Alliance deal could bring U.S. control


TORONTO -- Canadian broadcast unions and guilds on Friday warned that an American company could control one of the major domestic broadcasters here if the country's TV watchdog approves the takeover of Alliance Atlantis Communications by CanWest Global Communications and equity partner Goldman Sachs & Co.

"If the CRTC (Canadian Radio-television and Telecommunications Commission) approves this transaction, then an American corporation will have a large stake and powerful voice in what Canadians can watch and when," Maureen Parker, executive director of the Writers Guild of Canada, said Friday in a submission to the CRTC.

Ahead of regulatory hearings beginning Sept. 5 that will consider the Alliance Atlantis takeover, the CRTC received a slew of written interventions Friday.

Most of the nearly 200 submissions supported CanWest Global's quest for regulatory approval for its acquisition of Alliance Atlantis' 13 cable channels. Many came from domestic producers dependent on both CanWest Global and Alliance Atlantis to buy and air their content.

The CAN$2.3 billion ($2 billion) takeover, first unveiled in January, will see Alliance Atlantis' 13 channels combined with CanWest Global's Global Television network to create a new broadcasting powerhouse with two conventional networks, 21 analog and digital specialty channels and a stake in five additional specialty channels.

But Canadian guilds pointed to Goldman Sachs' financing of the Alliance Atlantis takeover as bad news for the Canadian TV sector.

"If decisions about our broadcasting system are made in corporate boardrooms in New York and Los Angeles, Canadians will lose their cultural sovereignty and national identity," said Stephen Waddell, national executive director of domestic performers union ACTRA. He reflected widespread concern that the Wall Street bank's equity stake will give it undue influence over how the Alliance Atlantis cable channels are programd and run.

"Canadian broadcasters, now more than ever, fill our airwaves with American reality programs and dramas in primetime," Waddell said, before urging the CRTC to hold the line on foreign encroachment onto the Canadian airwaves.

The CRTC, when weighing the Alliance Atlantis takeover, will examine the deal's structure to see who is ultimately left in charge of the new broadcast entity, CanWest or Goldman Sachs.

Monique Lafontaine, general counsel at the Directors Guild of Canada, urged the CRTC to uphold the country's foreign ownership rules, which bar American companies or other foreign players from having "effective control" of domestic media assets.

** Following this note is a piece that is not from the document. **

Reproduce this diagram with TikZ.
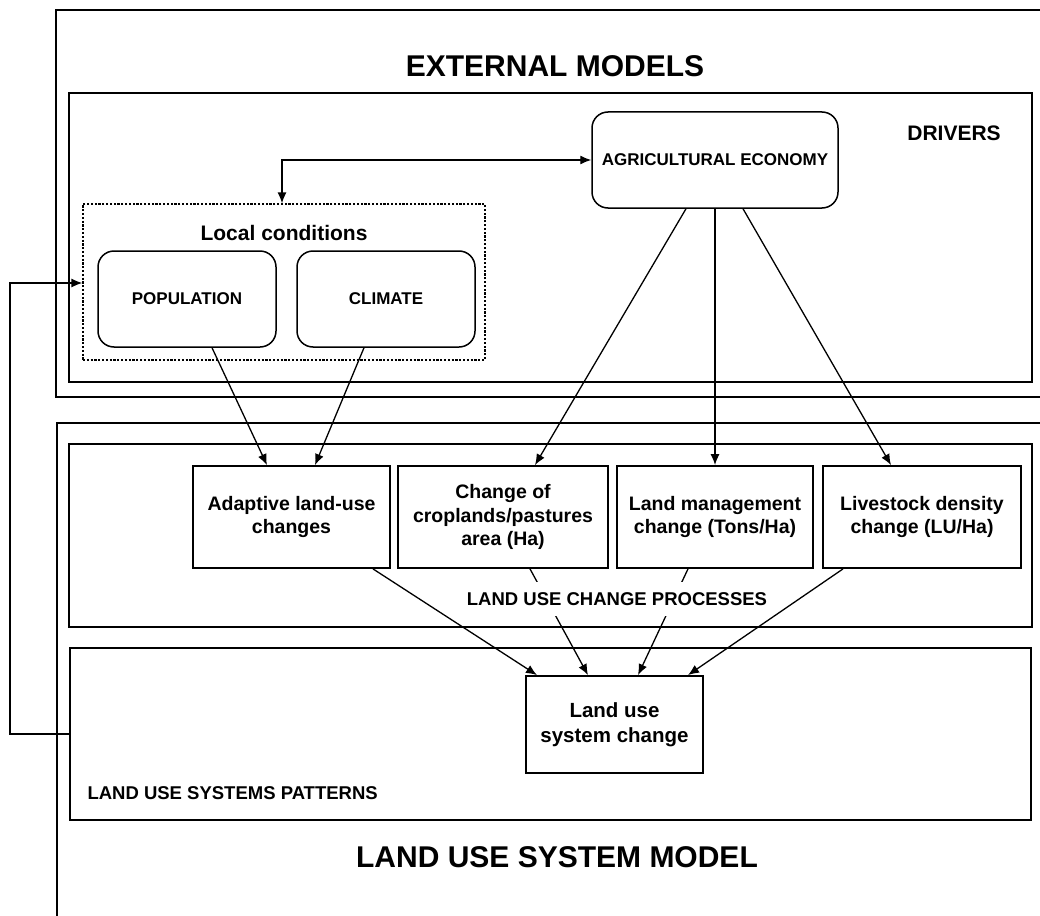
\documentclass[tikz,border=0pt]{standalone}
\usepackage{fontspec}
\setmainfont{Liberation Sans}
\usetikzlibrary{arrows.meta,calc}
\newcommand\myfs[2]{\fontsize{#1}{#2}\selectfont\bfseries}
\begin{document}
\begin{tikzpicture}[x=1pt,y=-1pt,
  frame/.style={draw, line width=2.3pt},
  panel/.style={draw, line width=1.7pt, inner sep=0pt},
  procbox/.style={draw, line width=1.8pt, inner sep=0pt, align=center, font=\myfs{19.5}{23.5}},
  roundbox/.style={draw, line width=1.5pt, rounded corners=16pt, inner sep=0pt, align=center, font=\myfs{17}{20}},
  localbox/.style={draw, line width=1.3pt, dash pattern=on 2.2pt off 1.6pt, inner sep=0pt},
  arr/.style={line width=1.3pt, -{Latex[length=11pt,width=9pt]}},
  biarr/.style={line width=1.3pt, {Latex[length=11pt,width=9pt]}-{Latex[length=11pt,width=9pt]}},
  title/.style={font=\myfs{30}{34}},
  label/.style={font=\myfs{21}{25}},
  small/.style={font=\myfs{18.5}{22}}
]
\useasboundingbox (0,0) rectangle (1040,915);
\clip (0,0) rectangle (1040,915);

% outer frames
\draw[frame] (1060,10) -- (56,10) -- (56,397) -- (1060,397);
\draw[frame] (1060,423) -- (57,423) -- (57,930);

% titles
\node[title] (exttitle) at (555,66) {EXTERNAL MODELS};
\node[title] (lustitle) at (557,857) {LAND USE SYSTEM MODEL};

% panels
\node[panel, minimum width=963pt, minimum height=289pt] (drivers) at (550.5,237.5) {};
\node[panel, minimum width=963pt, minimum height=183pt] (lucp) at (550.5,535.5) {};
\node[panel, minimum width=961pt, minimum height=172pt] (lusp) at (550.5,734) {};

\node[label] (driverslbl) at (954,133) {DRIVERS};
\node[small, anchor=west] (lusplbl) at (84,793) {LAND USE SYSTEMS PATTERNS};

% local conditions
\node[localbox, minimum width=402pt, minimum height=156pt] (local) at (284,282) {};
\node[label] (locallbl) at (284,233) {Local conditions};
\node[roundbox, minimum width=178pt, minimum height=96pt] (pop) at (187,299) {POPULATION};
\node[roundbox, minimum width=178pt, minimum height=96pt] (clim) at (386,299) {CLIMATE};

% agricultural economy
\node[roundbox, minimum width=246pt, minimum height=96pt] (agri) at (715,160) {AGRICULTURAL ECONOMY};

% process boxes
\node[procbox, minimum width=197pt, minimum height=102pt] (adapt) at (291.5,517) {Adaptive land-use\\changes};
\node[procbox, minimum width=210pt, minimum height=102pt] (crop) at (503,517) {Change of\\croplands/pastures\\area (Ha)};
\node[procbox, minimum width=196pt, minimum height=102pt] (mgmt) at (715,517) {Land management\\change (Tons/Ha)};
\node[procbox, minimum width=198pt, minimum height=102pt] (live) at (922,517) {Livestock density\\change (LU/Ha)};

% land use system change
\node[procbox, font=\myfs{20.5}{25.5}, minimum width=177pt, minimum height=97pt] (lusc) at (614.5,724.5) {Land use\\system change};

% connectors
\draw[biarr] (local.north -| 282,0) -- (282,160) -- (agri.west);

\draw[arr] ([xshift=25pt]pop.south) -- ([xshift=-24.5pt]adapt.north);
\draw[arr] ([xshift=-22pt]clim.south) -- ([xshift=23.5pt]adapt.north);

\draw[arr] ([xshift=-29pt]agri.south) -- ([xshift=32pt]crop.north);
\draw[arr] (agri.south) -- (mgmt.north);
\draw[arr] ([xshift=28pt]agri.south) -- ([xshift=-31pt]live.north);

\draw[arr] ([xshift=81.5pt]adapt.south) -- ([xshift=-77.5pt]lusc.north);
\draw[arr] ([xshift=27pt]crop.south) -- ([xshift=-26.5pt]lusc.north);
\draw[arr] ([xshift=-27pt]mgmt.south) -- ([xshift=23.5pt]lusc.north);
\draw[arr] ([xshift=-79pt]live.south) -- ([xshift=73.5pt]lusc.north);

\node[small, fill=white, inner xsep=2pt, inner ysep=10pt] (lucplbl) at (617,599) {LAND USE CHANGE PROCESSES};

% feedback loop
\draw[arr] (lusp.west) -- (10,734) -- (10,283) -- (local.west |- 0,283);
\end{tikzpicture}
\end{document}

"The existing foreign ownership rules must be upheld. No exception should be made," Lafontaine said.

The Canadian Media Guild, which represents broadcast journalists and technicians, argued in its intervention that the takeover, if approved, would represent a "significant move toward further concentration of ownership" in the Canadian broadcast sector.

The guild called for the CRTC to impose a wall between the Global Television network and the Alliance Atlantis cable channels, and for CanWest Global to be compelled to increase its investment in homegrown TV series.

Without such protections, the CMG argues the domestic broadcast industry will suffer "a loss of distinct outlets for independent producers to sell their work, a loss of distinct outlets for advertisers and a loss of media jobs."